What Duplicate Images Actually Do to a Transaction
A certified land registry extract — the Grundbuchauszug — is a legal requirement before any property sale can close in Switzerland. Notaries at offices along Bahnhofstrasse and in the Kreis 1 district rely on these documents being accurate and unambiguous. When the same scanned plot plan appears under two separate archive IDs, the automated validation system flags the file and routes it for manual review. That review, according to the Grundbuchamt's published processing guidelines, can add between five and fifteen working days to an already stretched timeline.
For a buyer who has locked in a fixed mortgage rate with UBS or Zürcher Kantonalbank — rates that can expire within a defined commitment window — a two-week delay is not a paperwork inconvenience. It can mean returning to the market for a new offer, sometimes at a higher rate. ZKB's published mortgage terms, for instance, typically allow a rate lock of 30 to 90 days depending on the product, leaving little margin when administrative problems compound.
The issue also touches Zurich's large renter population. The city's Mieterinnen- und Mieterverband, the tenants' association, has flagged that property boundary disputes — which sometimes hinge on archived survey images — are harder to resolve when the digital record contains conflicting files. Kreis 4 and Kreis 5, both dense inner-city neighbourhoods undergoing constant renovation and subdivision, generate a disproportionate share of these boundary queries.
What the City and Canton Are Doing About It
The cantonal Office for Geoinformation, Amt für Raumentwicklung, launched a deduplication audit in spring 2025 as part of a broader upgrade to the GISLEX platform, the canton's core geographic information system.
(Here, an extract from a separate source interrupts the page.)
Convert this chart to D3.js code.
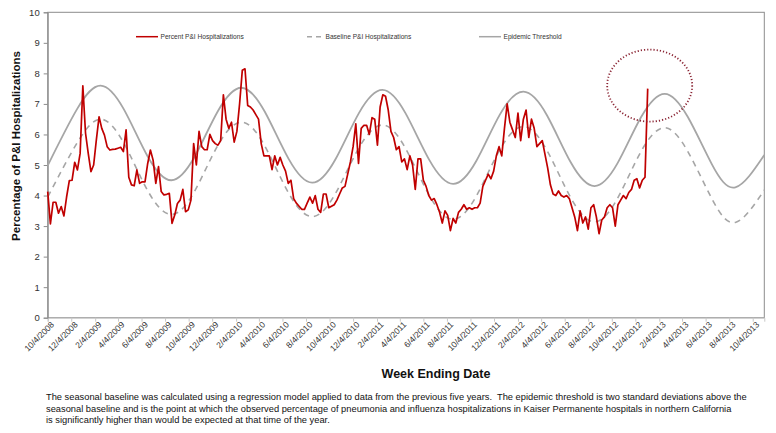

The audit is programmatic — software flags likely duplicates by comparing file metadata, image hash values, and parcel numbers — but human sign-off is still required for each confirmed deletion to comply with Switzerland's strict archival protection laws under the Archivgesetz.
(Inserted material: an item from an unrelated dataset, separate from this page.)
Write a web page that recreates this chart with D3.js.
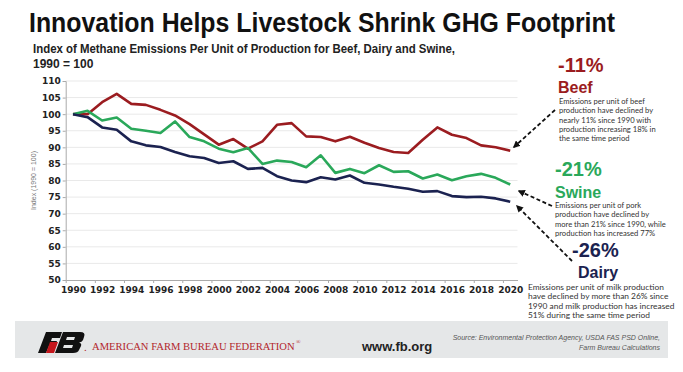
<!DOCTYPE html>
<html lang="en">
<head>
    <meta charset="UTF-8">
    <title>Innovation Helps Livestock Shrink GHG Footprint</title>
    <script src="https://cdn.jsdelivr.net/npm/d3@7"></script>
    <style>
        body { margin: 0; background: #fff; }
        svg { display: block; }
    </style>
</head>
<body>
<script>
    var width = 683;
    var height = 372;

    // data
    var years = d3.range(1990, 2021);
    var beef = [100, 100, 103.6, 106.1, 103.1, 102.8, 101.3, 99.6, 97.0, 93.9, 90.8, 92.5, 89.6, 91.8, 96.8,
        97.3, 93.3, 93.1, 91.8, 93.2, 91.4, 89.8, 88.6, 88.3, 92.3, 96.0, 93.8, 92.8, 90.6, 90.0, 89.0];
    var swine = [100, 101, 98.1, 99.0, 95.6, 95.0, 94.3, 97.8, 93.1, 91.8, 89.6, 88.5, 89.8, 85.0, 86.0,
        85.6, 84.0, 87.6, 82.3, 83.5, 82.2, 84.6, 82.6, 82.8, 80.6, 81.8, 80.1, 81.3, 82.0, 80.8, 78.8];
    var dairy = [100, 99.1, 96.0, 95.3, 91.8, 90.6, 90.1, 88.6, 87.3, 86.8, 85.3, 85.8, 83.5, 83.8, 81.3,
        80.0, 79.5, 81.0, 80.3, 81.5, 79.3, 78.8, 78.1, 77.5, 76.6, 76.8, 75.3, 75.0, 75.1, 74.6, 73.6];
    var yTicks = d3.range(50, 111, 5);
    var xTicks = d3.range(1990, 2021, 2);

    var seriesNames = ["Beef", "Swine", "Dairy"];
    var seriesColors = ["#9b1c20", "#2aa85a", "#1b2250"];

    var svg = d3.select("body").append("svg")
            .attr("width", width)
            .attr("height", height);

    // title + subtitle
    svg.append("text")
            .attr("x", 29).attr("y", 32)
            .attr("textLength", 586).attr("lengthAdjust", "spacingAndGlyphs")
            .style("font-family", "'Liberation Sans Narrow', 'Arial Narrow', sans-serif")
            .style("font-weight", "bold").style("font-size", "27px").style("fill", "#111")
            .text("Innovation Helps Livestock Shrink GHG Footprint");
    svg.append("text")
            .attr("x", 33).attr("y", 53)
            .attr("textLength", 422).attr("lengthAdjust", "spacingAndGlyphs")
            .style("font-family", "'Liberation Sans Narrow', 'Arial Narrow', sans-serif")
            .style("font-weight", "bold").style("font-size", "12px").style("fill", "#222")
            .text("Index of Methane Emissions Per Unit of Production for Beef, Dairy and Swine,");
    svg.append("text")
            .attr("x", 33).attr("y", 68)
            .style("font-family", "'Liberation Sans Narrow', 'Arial Narrow', sans-serif")
            .style("font-weight", "bold").style("font-size", "12px").style("fill", "#222")
            .text("1990 = 100");

    // scales
    var x = d3.scaleLinear().domain([1989.5, 2020.5]).range([65.7, 517.5]);
    var y = d3.scaleLinear().domain([50, 110]).range([280, 81]);

    // gridlines
    svg.append("g").selectAll("line")
            .data(yTicks.slice(1))
            .enter().append("line")
            .attr("x1", x(1989.5)).attr("x2", x(2020.5))
            .attr("y1", function (d) { return y(d); })
            .attr("y2", function (d) { return y(d); })
            .style("stroke", "#e9e9e9").style("stroke-width", 1);

    // y axis
    var yAxis = svg.append("g")
            .attr("transform", "translate(" + x(1989.5) + ",0)")
            .call(d3.axisLeft(y).tickValues(yTicks).tickSize(3).tickPadding(2));
    yAxis.select(".domain").style("stroke", "#aaa");
    yAxis.selectAll(".tick line").style("stroke", "#aaa");
    yAxis.selectAll("text")
            .style("font-family", "'DejaVu Sans', Verdana, sans-serif")
            .style("font-weight", "bold").style("font-size", "9px").style("fill", "#222");

    // x axis: labels + boundary tick marks
    var xAxis = svg.append("g")
            .attr("transform", "translate(0," + y(50) + ")")
            .call(d3.axisBottom(x).tickValues(xTicks).tickSize(0).tickPadding(7).tickFormat(d3.format("d")));
    xAxis.select(".domain").style("stroke", "#aaa");
    xAxis.selectAll("text")
            .style("font-family", "'DejaVu Sans', Verdana, sans-serif")
            .style("font-weight", "bold").style("font-size", "9px").style("fill", "#222");
    var xMarks = svg.append("g")
            .attr("transform", "translate(0," + y(50) + ")")
            .call(d3.axisBottom(x).tickValues(d3.range(1989.5, 2021, 2)).tickSize(3).tickFormat(""));
    xMarks.select(".domain").remove();
    xMarks.selectAll(".tick line").style("stroke", "#aaa");

    // y axis title
    svg.append("text")
            .attr("transform", "translate(36," + y(80) + ") rotate(-90)")
            .attr("text-anchor", "middle")
            .style("font-family", "'Liberation Sans', Arial, sans-serif")
            .style("font-size", "7px").style("fill", "#777")
            .text("Index (1990 = 100)");

    // lines
    var line = d3.line()
            .x(function (d, i) { return x(years[i]); })
            .y(function (d) { return y(d); });
    var allSeries = [beef, swine, dairy];
    svg.append("g").selectAll("path")
            .data(allSeries)
            .enter().append("path")
            .attr("d", line)
            .style("fill", "none")
            .style("stroke", function (d, i) { return seriesColors[i]; })
            .style("stroke-width", 2.6)
            .style("stroke-linejoin", "round");

    // annotations
    svg.append("defs").append("marker")
            .attr("id", "head").attr("viewBox", "0 0 10 10")
            .attr("refX", 8).attr("refY", 5)
            .attr("markerWidth", 4).attr("markerHeight", 4)
            .attr("orient", "auto")
            .append("path").attr("d", "M0,0 L10,5 L0,10 z").style("fill", "#111");

    var notes = [
        {pct: "-11%", name: "Beef", px: 558, py: 72, nx: 558, ny: 93, tx: 559, ty: 104, fs: 7.6, lh: 9.3,
            lines: ["Emissions per unit of beef", "production  have declined by", "nearly 11% since 1990 with",
                "production  increasing 18% in", "the same time period"],
            arrow: [[555, 110], [514, 147]]},
        {pct: "-21%", name: "Swine", px: 555, py: 176, nx: 555, ny: 198, tx: 555, ty: 208, fs: 7.6, lh: 9.3,
            lines: ["Emissions per unit of pork", "production  have declined by",
                "more than 21% since 1990, while", "production has increased 77%"],
            arrow: [[552, 206], [519, 191]]},
        {pct: "-26%", name: "Dairy", px: 572, py: 257, nx: 578, ny: 278, tx: 528, ty: 290, fs: 8.4, lh: 9.3,
            lines: ["Emissions per unit of milk production", "have declined by more than 26% since",
                "1990 and milk production  has increased", "51% during the same time period"],
            arrow: [[572, 261], [517, 206]]}
    ];

    var noteG = svg.append("g").selectAll("g")
            .data(notes)
            .enter().append("g");
    noteG.append("text")
            .attr("x", function (d) { return d.px; })
            .attr("y", function (d) { return d.py; })
            .style("font-family", "'Liberation Sans', Arial, sans-serif")
            .style("font-weight", "bold").style("font-size", "20px")
            .style("fill", function (d, i) { return seriesColors[i]; })
            .text(function (d) { return d.pct; });
    noteG.append("text")
            .attr("x", function (d) { return d.nx; })
            .attr("y", function (d) { return d.ny; })
            .style("font-family", "'Liberation Sans', Arial, sans-serif")
            .style("font-weight", "bold").style("font-size", "16px")
            .style("fill", function (d, i) { return seriesColors[i]; })
            .text(function (d) { return d.name; });
    noteG.each(function (d) {
        var g = d3.select(this);
        g.selectAll("text.body")
                .data(d.lines)
                .enter().append("text")
                .attr("class", "body")
                .attr("x", d.tx)
                .attr("y", function (t, j) { return d.ty + j * d.lh; })
                .style("font-family", "Lato, 'Open Sans', sans-serif")
                .style("font-size", d.fs + "px").style("fill", "#333")
                .text(function (t) { return t; });
        g.append("line")
                .attr("x1", d.arrow[0][0]).attr("y1", d.arrow[0][1])
                .attr("x2", d.arrow[1][0]).attr("y2", d.arrow[1][1])
                .style("stroke", "#111").style("stroke-width", 1.8)
                .style("stroke-dasharray", "4,2.5")
                .attr("marker-end", "url(#head)");
    });

    // footer band
    svg.append("rect")
            .attr("x", 15).attr("y", 321).attr("width", 653).attr("height", 37)
            .style("fill", "#e5e7e8");
    // FB logo (simplified)
    var logo = svg.append("g").attr("transform", "translate(42,332)");
    logo.append("path").attr("d", "M4,0 L20,0 L18,6 L10,6 L9,9 L15,9 L13,14 L7,14 L4,21 L-4,21 Z").style("fill", "#111");
    logo.append("path").attr("d", "M8,10 L16,10 L12,21 L4,21 Z").style("fill", "#c4161c");
    logo.append("path").attr("d", "M21,0 L38,0 Q44,0 42,5 L41,8 Q40,10 37,10.5 Q40,11.5 39,14 L37,18 Q36,21 31,21 L13,21 Z").style("fill", "#111");
    logo.append("path").attr("d", "M25,5 L33,5 L32,8 L24,8 Z M22,13 L31,13 L30,16 L21,16 Z").style("fill", "#e5e7e8");
    svg.append("text")
            .attr("x", 84).attr("y", 351)
            .style("font-family", "'Liberation Serif', serif").style("font-size", "11px").style("fill", "#b3262b")
            .text(".");
    var afbf = svg.append("text")
            .attr("x", 92).attr("y", 350)
            .style("font-family", "'Liberation Serif', 'Times New Roman', serif")
            .style("font-size", "10.6px").style("fill", "#b3262b")
            .text("AMERICAN FARM BUREAU FEDERATION");
    var afbfW = afbf.node().getComputedTextLength();
    svg.append("text")
            .attr("x", 92 + afbfW + 1.5).attr("y", 344)
            .style("font-family", "'Liberation Serif', serif").style("font-size", "6px").style("fill", "#b3262b")
            .text("®");
    svg.append("text")
            .attr("x", 362).attr("y", 351)
            .style("font-family", "'Liberation Sans', Arial, sans-serif")
            .style("font-weight", "bold").style("font-size", "13px").style("fill", "#222")
            .text("www.fb.org");
    svg.append("text")
            .attr("x", 660).attr("y", 340).attr("text-anchor", "end")
            .style("font-family", "'Liberation Sans Narrow', 'Liberation Sans', sans-serif")
            .style("font-style", "italic").style("font-size", "7px").style("fill", "#555")
            .text("Source: Environmental Protection Agency, USDA FAS PSD Online,");
    svg.append("text")
            .attr("x", 660).attr("y", 350).attr("text-anchor", "end")
            .style("font-family", "'Liberation Sans Narrow', 'Liberation Sans', sans-serif")
            .style("font-style", "italic").style("font-size", "7px").style("fill", "#555")
            .text("Farm Bureau Calculations");
</script>
</body>
</html>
ETH Zurich's Chair of Geoinformation Engineering has been involved in developing detection algorithms adapted for Swiss cadastral standards. The chair's publicly listed research focus includes automated quality control for spatial data infrastructures, making it a natural institutional partner for a project of this kind.
For residents, the practical advice is straightforward. Anyone planning a property transaction in Zurich in the next twelve months should request a preliminary registry extract as early as possible — ideally three months before the expected closing date — and ask their notary to confirm that the image archive for the relevant parcel is clean. The Grundbuchamt on Stampfenbachstrasse 12 accepts written pre-checks. Landlords filing renovation permits through the city's Online-Schalter portal should also verify that uploaded floor plans carry unique file identifiers before submission, since redundant uploads are one of the main sources of the problem in the first place.
The audit is expected to conclude by the end of 2026. Until it does, patience and early preparation are the only reliable buffers against a slow-moving but genuinely disruptive administrative fault line running beneath Zurich's already pressured property market.